Retype the whole listing verbatim and keep the pictures out of it.

---------- Data segment

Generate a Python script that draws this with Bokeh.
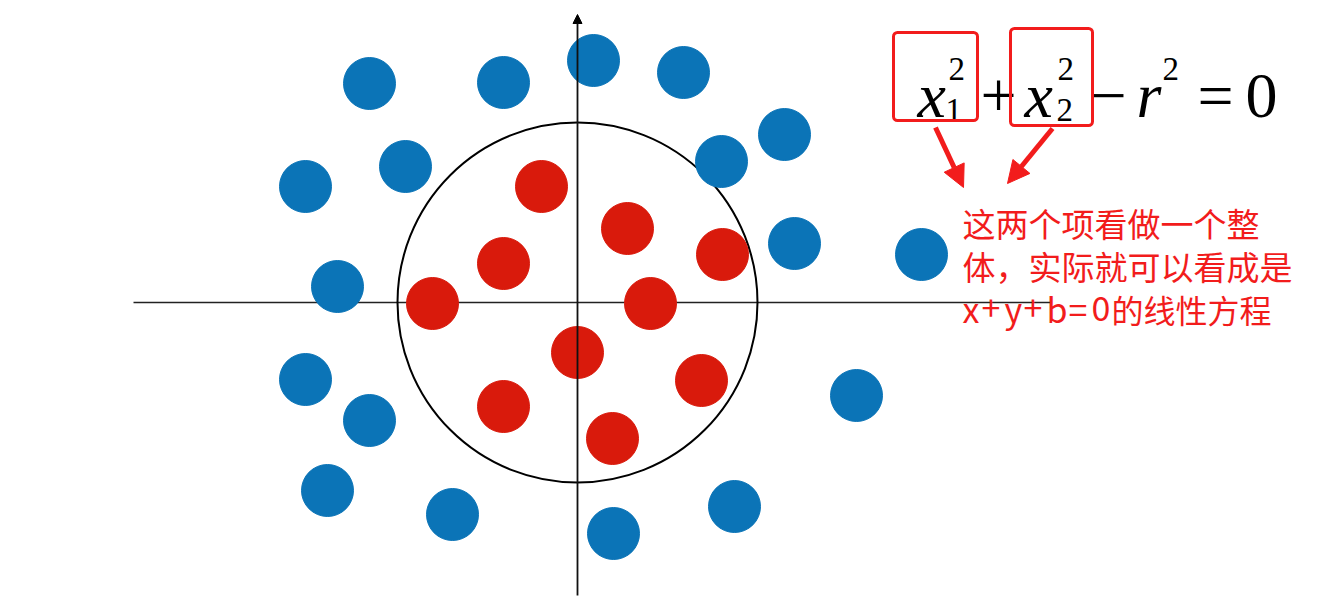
from bokeh.plotting import figure
from bokeh.models import Range1d, Arrow, NormalHead, BoxAnnotation
from bokeh.core.properties import value
from bokeh.embed import file_html
from bokeh.resources import INLINE

# ---- data (diagram coordinates, origin at the axes crossing, y up) ----
blue_x = [-209, -75, 15, 105, 206, 143, -173, -273, 216, 343, -241, -273, -209, 278, -251, -126, 35, 156]
blue_y = [219, 220, 242, 230, 168, 141, 136, 116, 59, 48, 16, -77, -118, -93, -188, -212, -231, -204]
red_x = [-37, 49, -75, 144, -146, 72, -1, 123, -75, 34]
red_y = [116, 74, 39, 48, -1, -1, -50, -78, -104, -136]
point_radius = 26
circle_radius = 180

formula_main = ["x", "+", "x", "−", "r", "=", "0"]
formula_sup = ["2", "2", "2"]
formula_sub = ["1", "2"]
note_lines = ["这两个项看做一个整", "体，实际就可以看成是"]
note_eq = list("x+y+b=0")
note_tail = "的线性方程"

BLUE = "#0b74b7"
RED_PT = "#d91a0c"
RED = "#f21c1c"

X0, Y0 = 578, 302  # image position of origin (for layout only)
W, H = 1320, 600

def ix(px):
    return px - X0

def iy(py):
    return Y0 - py

p = figure(width=W, height=H, output_backend="svg", toolbar_location=None,
           x_range=Range1d(ix(0), ix(W)), y_range=Range1d(iy(H), iy(0)),
           min_border=0)
p.axis.visible = False
p.grid.visible = False
p.outline_line_color = None
p.background_fill_color = "white"

# axes
p.line([ix(133), ix(1050)], [0, 0], line_color="#222222", line_width=1.6)
p.add_layout(Arrow(end=NormalHead(size=9, fill_color="black", line_color="black"),
                   x_start=-1, y_start=iy(595), x_end=-1, y_end=iy(14),
                   line_color="#111111", line_width=1.8))

# circle boundary
p.circle(x=[-1], y=[0], radius=circle_radius, fill_color=None,
         line_color="black", line_width=2)

# points
p.circle(x=blue_x, y=blue_y, radius=point_radius, fill_color=BLUE, line_color=BLUE, line_width=1)
p.circle(x=red_x, y=red_y, radius=point_radius, fill_color=RED_PT, line_color=RED_PT, line_width=1)

# formula
serif = value("Liberation Serif")
main_pos = [(917, "italic"), (980, "normal"), (1024, "italic"), (1090, "normal"),
            (1136, "italic"), (1197, "normal"), (1245, "normal")]
for (px, style), t in zip(main_pos, formula_main):
    p.text(x=[ix(px)], y=[iy(95)], text=[t], text_font=serif, text_font_size="64px",
           text_font_style=style, text_color="black", text_baseline="alphabetic", text_align="left")
for px, t in zip([948, 1057, 1162], formula_sup):
    p.text(x=[ix(px)], y=[iy(68)], text=[t], text_font=serif, text_font_size="33px",
           text_color="black", text_baseline="alphabetic", text_align="left")
for px, t in zip([945, 1056], formula_sub):
    p.text(x=[ix(px)], y=[iy(109)], text=[t], text_font=serif, text_font_size="33px",
           text_color="black", text_baseline="alphabetic", text_align="left")

# red boxes
for l, r, t, b in [(893, 977, 32, 120), (1010, 1092, 28, 125)]:
    p.add_layout(BoxAnnotation(left=ix(l), right=ix(r), top=iy(t), bottom=iy(b),
                               fill_alpha=0, line_color=RED, line_alpha=1.0,
                               line_width=3, border_radius=4))

# red arrows
for (xs, ys, xe, ye) in [(935, 127, 963, 187), (1052, 128, 1007, 183)]:
    p.add_layout(Arrow(end=NormalHead(size=22, fill_color=RED, line_color=RED),
                       x_start=ix(xs), y_start=iy(ys), x_end=ix(xe), y_end=iy(ye),
                       line_color=RED, line_width=5))

# annotation text
cjk = value("Noto Sans CJK SC")
for i, line in enumerate(note_lines):
    p.text(x=[ix(962)], y=[iy(222 + 43 * i)], text=[line],
           text_font=cjk, text_font_size="33px",
           text_color=RED, text_baseline="middle", text_align="left")
eq_pos = [962, 981, 1004, 1023, 1046, 1068, 1091]
p.text(x=[ix(px) for px in eq_pos], y=[iy(308)] * len(note_eq), text=note_eq,
       text_font=cjk, text_font_size="34px", text_color=RED,
       text_baseline="middle", text_align="left")
p.text(x=[ix(1111)], y=[iy(308)], text=[note_tail], text_font=cjk, text_font_size="32px",
       text_color=RED, text_baseline="middle", text_align="left")

open("out.html", "w").write(file_html(p, INLINE))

--------------------

Right answer
Generate a Python script that draws this with Bokeh.
from bokeh.plotting import figure
from bokeh.models import Range1d, Arrow, NormalHead, BoxAnnotation
from bokeh.core.properties import value
from bokeh.embed import file_html
from bokeh.resources import INLINE

# ---- data (diagram coordinates, origin at the axes crossing, y up) ----
blue_x = [-209, -75, 15, 105, 206, 143, -173, -273, 216, 343, -241, -273, -209, 278, -251, -126, 35, 156]
blue_y = [219, 220, 242, 230, 168, 141, 136, 116, 59, 48, 16, -77, -118, -93, -188, -212, -231, -204]
red_x = [-37, 49, -75, 144, -146, 72, -1, 123, -75, 34]
red_y = [116, 74, 39, 48, -1, -1, -50, -78, -104, -136]
point_radius = 26
circle_radius = 180

formula_main = ["x", "+", "x", "−", "r", "=", "0"]
formula_sup = ["2", "2", "2"]
formula_sub = ["1", "2"]
note_lines = ["这两个项看做一个整", "体，实际就可以看成是"]
note_eq = list("x+y+b=0")
note_tail = "的线性方程"

BLUE = "#0b74b7"
RED_PT = "#d91a0c"
RED = "#f21c1c"

X0, Y0 = 578, 302  # image position of origin (for layout only)
W, H = 1320, 600

def ix(px):
    return px - X0

def iy(py):
    return Y0 - py

p = figure(width=W, height=H, output_backend="svg", toolbar_location=None,
           x_range=Range1d(ix(0), ix(W)), y_range=Range1d(iy(H), iy(0)),
           min_border=0)
p.axis.visible = False
p.grid.visible = False
p.outline_line_color = None
p.background_fill_color = "white"

# axes
p.line([ix(133), ix(1050)], [0, 0], line_color="#222222", line_width=1.6)
p.add_layout(Arrow(end=NormalHead(size=9, fill_color="black", line_color="black"),
                   x_start=-1, y_start=iy(595), x_end=-1, y_end=iy(14),
                   line_color="#111111", line_width=1.8))

# circle boundary
p.circle(x=[-1], y=[0], radius=circle_radius, fill_color=None,
         line_color="black", line_width=2)

# points
p.circle(x=blue_x, y=blue_y, radius=point_radius, fill_color=BLUE, line_color=BLUE, line_width=1)
p.circle(x=red_x, y=red_y, radius=point_radius, fill_color=RED_PT, line_color=RED_PT, line_width=1)

# formula
serif = value("Liberation Serif")
main_pos = [(917, "italic"), (980, "normal"), (1024, "italic"), (1090, "normal"),
            (1136, "italic"), (1197, "normal"), (1245, "normal")]
for (px, style), t in zip(main_pos, formula_main):
    p.text(x=[ix(px)], y=[iy(95)], text=[t], text_font=serif, text_font_size="64px",
           text_font_style=style, text_color="black", text_baseline="alphabetic", text_align="left")
for px, t in zip([948, 1057, 1162], formula_sup):
    p.text(x=[ix(px)], y=[iy(68)], text=[t], text_font=serif, text_font_size="33px",
           text_color="black", text_baseline="alphabetic", text_align="left")
for px, t in zip([945, 1056], formula_sub):
    p.text(x=[ix(px)], y=[iy(109)], text=[t], text_font=serif, text_font_size="33px",
           text_color="black", text_baseline="alphabetic", text_align="left")

# red boxes
for l, r, t, b in [(893, 977, 32, 120), (1010, 1092, 28, 125)]:
    p.add_layout(BoxAnnotation(left=ix(l), right=ix(r), top=iy(t), bottom=iy(b),
                               fill_alpha=0, line_color=RED, line_alpha=1.0,
                               line_width=3, border_radius=4))

# red arrows
for (xs, ys, xe, ye) in [(935, 127, 963, 187), (1052, 128, 1007, 183)]:
    p.add_layout(Arrow(end=NormalHead(size=22, fill_color=RED, line_color=RED),
                       x_start=ix(xs), y_start=iy(ys), x_end=ix(xe), y_end=iy(ye),
                       line_color=RED, line_width=5))

# annotation text
cjk = value("Noto Sans CJK SC")
for i, line in enumerate(note_lines):
    p.text(x=[ix(962)], y=[iy(222 + 43 * i)], text=[line],
           text_font=cjk, text_font_size="33px",
           text_color=RED, text_baseline="middle", text_align="left")
eq_pos = [962, 981, 1004, 1023, 1046, 1068, 1091]
p.text(x=[ix(px) for px in eq_pos], y=[iy(308)] * len(note_eq), text=note_eq,
       text_font=cjk, text_font_size="34px", text_color=RED,
       text_baseline="middle", text_align="left")
p.text(x=[ix(1111)], y=[iy(308)], text=[note_tail], text_font=cjk, text_font_size="32px",
       text_color=RED, text_baseline="middle", text_align="left")

open("out.html", "w").write(file_html(p, INLINE))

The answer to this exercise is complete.